Demikian pula, kita mengetahui bahwa shalat yang memiliki satu tasyahhud bukan hanya shalat yang berjumlah dua raka'at, namun disana ada shalat yang berjumlah satu raka'at saja, seperti shalat witir, ada pula shalat tiga rakaat dengan satu tasyahhud, empat raka'at dengan satu tasyahhud, lima raka'at dengan satu tasyahhud, tujuh raka'at dimana beliau duduk tasyahhud pada raka'at keenam dan tidak salam, lalu bangkit menuju raka’at yang ketujuh lalu salam, Sembilan raka'at dan beliau duduk diraka’at yang kedelapan dan tidak salam, lalu melanjutkan keraka'at yang kesembilan lalu salam. Nah, bagaimana anda menyikapi cara duduk di dalam shalat tersebut? Sementara shalat tersebut hanya menyebutkan shalat yang "dua raka'at". Namun jika kita memahaminya sebagaimana yang dipahami oleh Imam Asy-Syafi’i رحمه الله, maka setiap permasalahan tentang tata cara duduk tersebut dapat difahami dengan baik berdasarkan hadits-hadits yang datang menjelaskan tentang permasalahan ini.

Kesimpulannya bahwa hadits Abu Humaid radiallohu ‘anhu, adalah hadits yang menjelaskan tentang tata cara Shalat Rasulullah Shallallohu ‘alaihi wasallam, pada seluruh shalat, apakah itu shalat yang memiliki satu tasyahhud, maupun yang memiliki dua tasyahhud. Jika duduk dilakukan dipertengahan shalat, maka yang dilakukan adalah duduk iftirasy, dan jika duduk dilakukan pada akhir shalat, maka yang dilakukan adalah duduk tawarruk. Sedangkan selain hadits Abu Humaid radillohu ‘anhu, merupakan hadits yang bersifat umum, maka hadits yang bersifat umum/global tersebut semestinya dibawa kepada hadits Abu Humaid yang merinci dan menjelaskan.

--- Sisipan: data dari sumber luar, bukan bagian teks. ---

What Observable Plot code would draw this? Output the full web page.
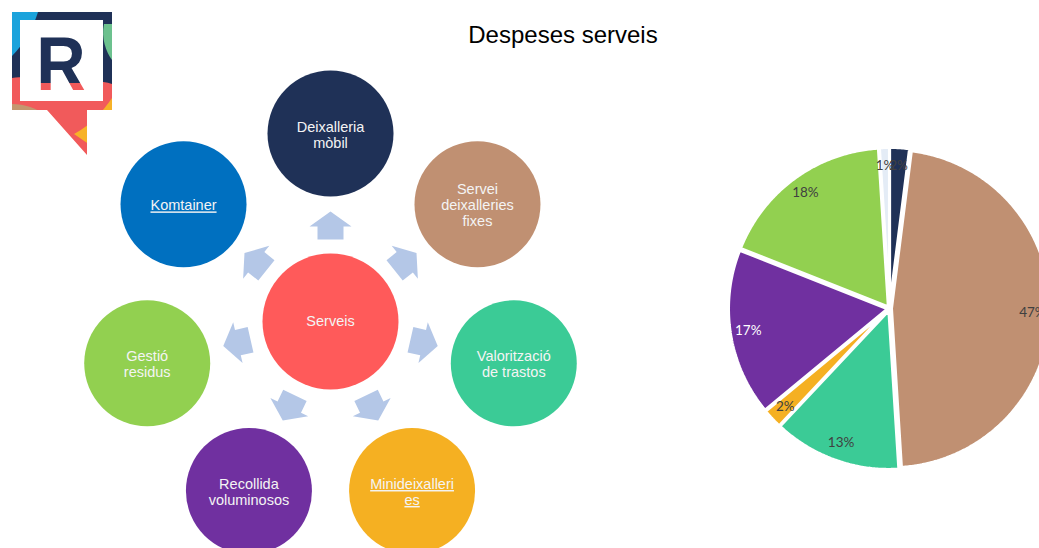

Wallahul muwaffiq.
Dan dari kesimpulan ini juga menunjukkan lemahnya pendapat kelima yang mengatakan bolehnya memilih duduk mana saja yang dia inginkan.


Sumber : Risalah Ilmiah Tatacara Duduk Tasyahhud Akhir Dalam Setiap Shalat Hal : 43-55


[1] (HR. Muslim, Kitabul Aymaan, Bab: Al-Istitsnaa': 1654).
[2] (Syarah Shahih Muslim, An-Nawawi: 11/120).
[3] (Fathul Bari: 3/146).
[4] (HR. Abu Dawud dari Rifa'ah bin Rafi', dan Al-Albani berkata: sanadnya hasan. Lihat kitab: Ashlu Shifatis Shalaah, Al-Albani: 3/831-832).

[5] (HR. Bukhari: /827, bersama Fathul Bari).